La dotation de l'Etat a donc été stable sur cette période,
à 1,9 milliards de francs.
Or, la dotation prévue pour
1998 n'est plus que de
1,850 milliard de francs, en baisse de
2,6 %.
Rappelons que l'aide de l'Etat au transport et à la distribution de la
presse ne représente qu'une partie du coût total, estimé
à 5,5 milliards de francs par an. La Poste supporte le solde, soit
près de 3,6 milliards de francs
1(
*
)
par an.
Ce désengagement de l'Etat est une décision unilatérale du
Gouvernement, sans lien avec le récent accord entre la presse et la
Poste, ni avec la négociation actuelle du futur contrat de Plan entre
l'Etat et la Poste.
Une réflexion globale et approfondie sur la politique
française d'aide au transport de la presse s'avère
nécessaire. Aussi, un désengagement unilatéral de l'Etat,
annoncé à la sauvette, au détour d'une décision
budgétaire, ne saurait-il remplacer l'indispensable " remise
à plat " qui s'impose. Votre commission souhaite au contraire que
cette question soit évoquée dans le cadre, plus approprié,
de la négociation du futur contrat de plan de La Poste, sans que la loi
de finances ait hypothéqué au préalable les chances d'un
juste règlement de ce dossier.
On trouve, d'ailleurs, récemment formulées dans le remarquable
rapport d'information de notre collègue Gérard Larcher
2(
*
)
, sept propositions pour
améliorer le système actuel de l'aide au transport de la presse,
parmi lesquelles figurait la nécessaire garantie d'un financement stable
de la part de l'Etat :
LES MOYENS D'OPTIMISER L'AIDE POSTALE À LA PRESSE
1. En finir avec les controverses : établir la
vérité des coûts ;
2. Poursuivre dans la voie du ciblage de l'aide sur la presse d'opinion ;
3. Développer des relations commerciales avec les autres éditeurs
;
4. Alléger les charges de La Poste soutenant davantage le portage
à domicile ;
5. Etudier la préservation de la deuxième tournée postale
dans la capitale pour la presse du soir ;
6. Assurer un suivi externe de la qualité ;
7. Veiller à garantir la pérennité de la contribution
de l'Etat au financement du transport de la presse.

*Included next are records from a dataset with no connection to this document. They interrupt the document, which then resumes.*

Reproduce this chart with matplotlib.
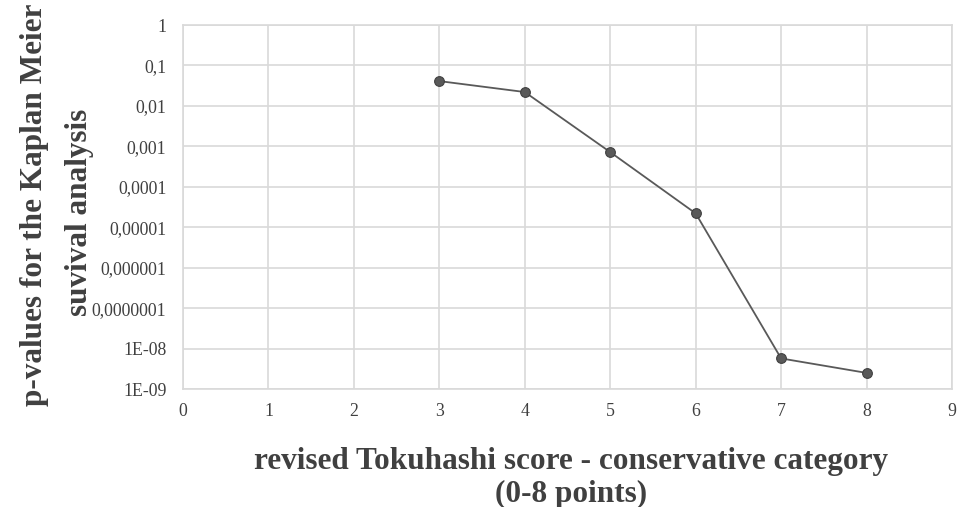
import matplotlib
matplotlib.use("Agg")
import matplotlib.pyplot as plt
from matplotlib.ticker import FixedLocator, NullLocator

scores = [3, 4, 5, 6, 7, 8]
p_values = [0.041, 0.022, 7.2e-4, 2.2e-5, 5.7e-9, 2.5e-9]

y_ticks = [1, 0.1, 0.01, 0.001, 1e-4, 1e-5, 1e-6, 1e-7, 1e-8, 1e-9]
y_tick_labels = ["1", "0,1", "0,01", "0,001", "0,0001", "0,00001", "0,000001",
                 "0,0000001", "1E-08", "1E-09"]
x_ticks = list(range(0, 10))

plt.rcParams['font.family'] = ['Liberation Serif', 'DejaVu Serif']

fig = plt.figure(figsize=(9.65, 5.07), dpi=100)
ax = fig.add_axes([183/965, 1-389/507, (952-183)/965, (389-25)/507])

ax.set_yscale('log')
ax.set_ylim(1e-9, 1)
ax.set_xlim(0, 9)
ax.yaxis.set_major_locator(FixedLocator(y_ticks))
ax.yaxis.set_minor_locator(NullLocator())
ax.set_yticklabels(y_tick_labels)
ax.set_xticks(x_ticks)
ax.tick_params(axis='both', length=0, labelsize=12.8, colors='#404040')
ax.tick_params(axis='y', pad=12)
ax.tick_params(axis='x', pad=10)

ax.grid(True, color='#d9d9d9', linewidth=1.2)
ax.set_axisbelow(True)
for s in ax.spines.values():
    s.set_color('#d9d9d9')
    s.set_linewidth(1.2)

ax.plot(scores, p_values, color='#595959', linewidth=1.3, marker='o',
        markersize=7, markerfacecolor='#595959', markeredgecolor='#404040',
        markeredgewidth=0.8, zorder=3)

fs = 22.5
fig.text(571/965, 1-462/507, "revised Tokuhashi score - conservative category",
         ha='center', va='center', fontsize=fs, fontweight='bold', color='#404040')
fig.text(571/965, 1-494/507, "(0-8 points)",
         ha='center', va='center', fontsize=fs, fontweight='bold', color='#404040')
fig.text(35/965, 1-205/507, "p-values for the Kaplan Meier",
         ha='center', va='center', rotation=90, fontsize=fs, fontweight='bold', color='#404040')
fig.text(80/965, 1-212/507, "suvival analysis",
         ha='center', va='center', rotation=90, fontsize=fs, fontweight='bold', color='#404040')

fig.savefig("out.png", dpi=100)
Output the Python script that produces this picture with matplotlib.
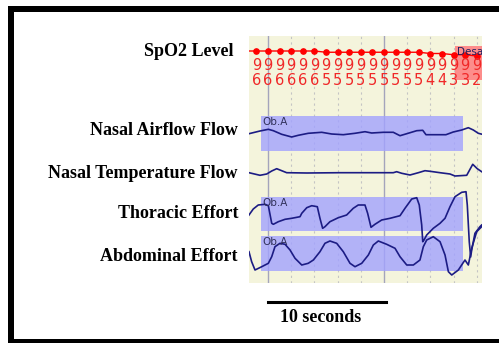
import numpy as np
import matplotlib
matplotlib.use('Agg')
import matplotlib.pyplot as plt
from matplotlib.patches import Rectangle
from matplotlib.transforms import blended_transform_factory

# oxygen saturation, one sample per second
spo2_t = [-1, 0, 1, 2, 3, 4, 5, 6, 7, 8, 9, 10, 11, 12, 13, 14, 15, 16, 17, 18]
spo2 = [96, 96, 96, 96, 96, 96, 95, 95, 95, 95, 95, 95, 95, 95, 95, 94, 94, 93, 93, 92]

# nasal airflow (arbitrary units)
airflow_t = [-1.64, -0.69, 0.03, 0.46, 1.18, 2.04, 2.61, 3.47, 4.63, 5.49, 6.49, 7.50,
             8.36, 8.94, 9.94, 10.80, 11.38, 11.96, 12.82, 13.34, 13.62, 14.54, 15.34,
             15.97, 16.70, 17.27, 17.70, 18.13, 18.47]
airflow = [-0.7, 2.0, 3.7, 2.3, -1.3, -4.0, -2.3, -0.3, 0.7, -1.0, -1.7, -0.3,
           1.3, 0.0, 0.7, 0.7, -2.7, -0.7, 2.3, 2.7, -1.7, -1.7, -1.7,
           1.0, 3.0, 5.3, 3.0, -0.3, -1.3]

# nasal temperature
temp_t = [-1.64, -0.69, -0.11, 0.32, 0.75, 1.18, 1.61, 3.34, 6.21, 9.08, 10.80, 11.09,
          11.53, 12.24, 12.96, 13.53, 13.97, 14.83, 15.69, 16.12, 17.13, 17.65, 18.04, 18.42]
temp = [0.3, -2.3, -1.0, 2.0, 4.3, 2.3, 0.3, 0.0, 0.3, 0.3, 0.3, 1.3,
        -0.3, -2.0, 0.3, 2.3, 1.7, 0.3, -1.0, -3.0, -2.3, 8.7, 4.3, 1.3]

# thoracic effort
thor_t = [-1.64, -1.27, -0.84, -0.26, 0.03, 0.32, 0.46, 0.89, 1.47, 2.04, 2.76, 2.91,
          3.34, 3.77, 4.25, 4.48, 4.71, 4.91, 5.34, 6.06, 6.78, 7.35, 7.78, 8.36,
          8.59, 8.88, 9.22, 9.80, 10.52, 11.38, 11.81, 12.39, 12.82, 13.04, 13.25,
          13.34, 13.45, 13.68, 14.25, 14.83, 15.26, 15.69, 16.12, 16.70, 17.07,
          17.18, 17.35, 17.47, 17.56, 17.84, 18.27, 18.42]
thor = [0.0, 6.0, 10.0, 10.7, 9.3, -8.3, -9.3, -6.7, -4.3, -3.3, -1.7, 1.7,
        7.3, 9.3, 8.3, -3.3, -13.3, -11.7, -6.7, -2.7, 0.0, 6.7, 10.0, 10.0,
        1.7, -12.3, -9.3, -5.0, -3.3, -0.7, 6.7, 16.0, 17.3, 10.0, -10.0,
        -26.7, -25.0, -20.0, -13.3, -8.3, -3.3, 8.3, 18.3, 22.7, 23.3,
        10.0, -26.7, -42.0, -35.0, -18.3, -11.7, -10.0]

# abdominal effort
abd_t = [-1.64, -1.41, -1.12, -0.54, 0.03, 0.32, 0.60, 1.03, 1.47, 1.90, 2.33, 2.91,
         3.47, 3.91, 4.48, 4.91, 5.34, 5.92, 6.49, 7.07, 7.50, 8.08, 8.65, 9.08,
         9.51, 10.23, 10.95, 11.38, 11.96, 12.53, 13.10, 13.39, 13.68, 14.25,
         14.83, 15.26, 15.55, 15.84, 16.41, 16.98, 17.27, 17.56, 17.99, 18.42]
abd = [3.3, -6.7, -15.0, -11.7, -8.3, -1.7, 8.3, 11.7, 10.7, 5.0, -3.3, -10.0,
       -8.3, -5.0, 3.3, 11.7, 14.0, 11.7, 3.3, -8.3, -11.7, -8.3, 0.0, 10.0,
       14.0, 10.7, 6.7, -1.7, -10.0, -10.0, -5.0, 8.3, 15.0, 18.3,
       13.3, 0.0, -16.7, -20.0, -15.0, -5.0, -10.0, 6.7, 23.3, 28.3]

channel_names = ['SpO2 Level', 'Nasal Airflow Flow', 'Nasal Temperature Flow',
                 'Thoracic Effort', 'Abdominal Effort']

# scored events (start, end in seconds)
obstructive_apnea = (-0.6, 16.78)
desat_start = 16.16

# layout: vertical offset of each channel trace
offsets = {'airflow': 150, 'temp': 110, 'thor': 68, 'abd': 28}
label_y = [227, 147.7, 105.3, 64.7, 22]
label_right = [233, 238, 238, 238, 238]
box_rows = {'airflow': (132.3, 167.3), 'thor': (52.3, 86), 'abd': (12.3, 47.3)}

W, H = 499, 343
fig = plt.figure(figsize=(W / 100, H / 100), dpi=100)
ax = fig.add_axes([249 / W, 60 / H, 233 / W, 247 / H])
ax.set_facecolor('#f4f4dc')
ax.set_xlim(-1.638, 18.448)
ax.set_ylim(0, 247)
ax.set_xticks([])
ax.set_yticks([])
for s in ax.spines.values():
    s.set_visible(False)

# time grid: solid every 10 s, dashed every 2 s
for g in range(0, 19, 2):
    if g % 10 == 0:
        ax.axvline(g, color='#a4a4bc', lw=1.0, zorder=1)
    else:
        ax.axvline(g, color='#c4c4c4', lw=0.8, dashes=(2, 3), zorder=1)

# obstructive apnea boxes
for key, (y0, y1) in box_rows.items():
    ax.add_patch(Rectangle((obstructive_apnea[0], y0), obstructive_apnea[1] - obstructive_apnea[0],
                           y1 - y0, facecolor='#a2a2ff', alpha=0.8, lw=0, zorder=2))
    ax.text(obstructive_apnea[0] + 0.15, y1 - 1.5, 'Ob.A', fontsize=7.5, color='#30305a',
            va='top', ha='left', zorder=4)

# desaturation box
ax.add_patch(Rectangle((desat_start, 203), 5, 34, facecolor='#ff8282', alpha=0.9,
                       lw=0, zorder=2))
ax.text(desat_start + 0.12, 236, 'Desat', fontsize=7.5, color='#202060', va='top',
        ha='left', zorder=4, clip_on=True)

# SpO2 trace with value labels
def spo2_y(v):
    return 232 + (np.asarray(v) - 96) * 1.25

line_c = '#1c1c84'
ax.plot([ax.get_xlim()[0]] + spo2_t, spo2_y([spo2[0]] + spo2), color='red', lw=1.0, zorder=3)
ax.plot(spo2_t, spo2_y(spo2), 'o', color='red', ms=3.8, zorder=3)
for t, v in zip(spo2_t, spo2):
    ax.text(t, 218, str(v // 10), color='#f02828', fontsize=10.5, ha='center', va='center',
            zorder=4)
    ax.text(t, 202.5, str(v % 10), color='#f02828', fontsize=10.5, ha='center', va='center',
            zorder=4)

ax.plot(airflow_t, np.array(airflow) + offsets['airflow'], color=line_c, lw=1.2, zorder=3)
ax.plot(temp_t, np.array(temp) + offsets['temp'], color=line_c, lw=1.2, zorder=3)
ax.plot(thor_t, np.array(thor) + offsets['thor'], color=line_c, lw=1.2, zorder=3)
ax.plot(abd_t, np.array(abd) + offsets['abd'], color=line_c, lw=1.2, zorder=3)

# channel names
for name, y, xr in zip(channel_names, label_y, label_right):
    tr = blended_transform_factory(fig.transFigure, ax.transData)
    ax.text(xr / W, y, name, transform=tr, ha='right', va='baseline',
            family='Liberation Serif', weight='bold', fontsize=13, clip_on=False)

# 10 second scale bar
tr = blended_transform_factory(ax.transData, fig.transFigure)
ax.plot([0, 10.2], [41 / H, 41 / H], transform=tr, color='black', lw=2.2, clip_on=False)
ax.text(1.0, 21.5 / H, '10 seconds', transform=tr, ha='left', va='baseline',
        family='Liberation Serif', weight='bold', fontsize=13, clip_on=False)

# black frame
for x, y, w, h in [(8, 331, 491, 6), (8, 0, 6, 337), (8, 0, 491, 4.5)]:
    fig.add_artist(Rectangle((x / W, y / H), w / W, h / H, transform=fig.transFigure,
                             facecolor='black', lw=0))

fig.savefig('out.png', dpi=100, facecolor='white')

Source : " Sauver La Poste, devoir politique, impératif économique ".
Ce rapport marquant la crainte qu'après 1997, date de
la fin de l'actuel contrat de Plan, la contribution de l'Etat au transport de
la presse ne fonde "
comme neige au soleil
" si son
montant ne
se voyait pas précisé clairement dans le nouveau contrat de plan.
Il affirmait "
qu'un silence du contrat de Plan sur ce point
essentiel
risquerait fort d'entraîner que, au lieu de s'alléger comme
prévu, la charge que supporte l'opérateur
[postal]
au
titre de la presse reste constante, voire s'alourdisse [...].
C'est pourquoi il disait sa volonté
" que les intentions du
Gouvernement en ce domaine soient rapidement et clairement
énoncées ".
Le projet de loi de finances pour 1998 montre que cette crainte est plus que
jamais d'actualité.
Le Gouvernement a beau jeu d'affirmer qu'en
raison des gains de productivité réalisés par La Poste,
malgré la baisse de 50 millions de la dotation de l'Etat, le taux
de couverture par l'Etat de la charge du transport postal de la presse
augmentera entre 1997 et 1998. Il n'empêche que ce désengagement
est un symbole particulièrement malheureux, à l'heure où
une véritable réflexion sur l'avenir de La Poste s'impose.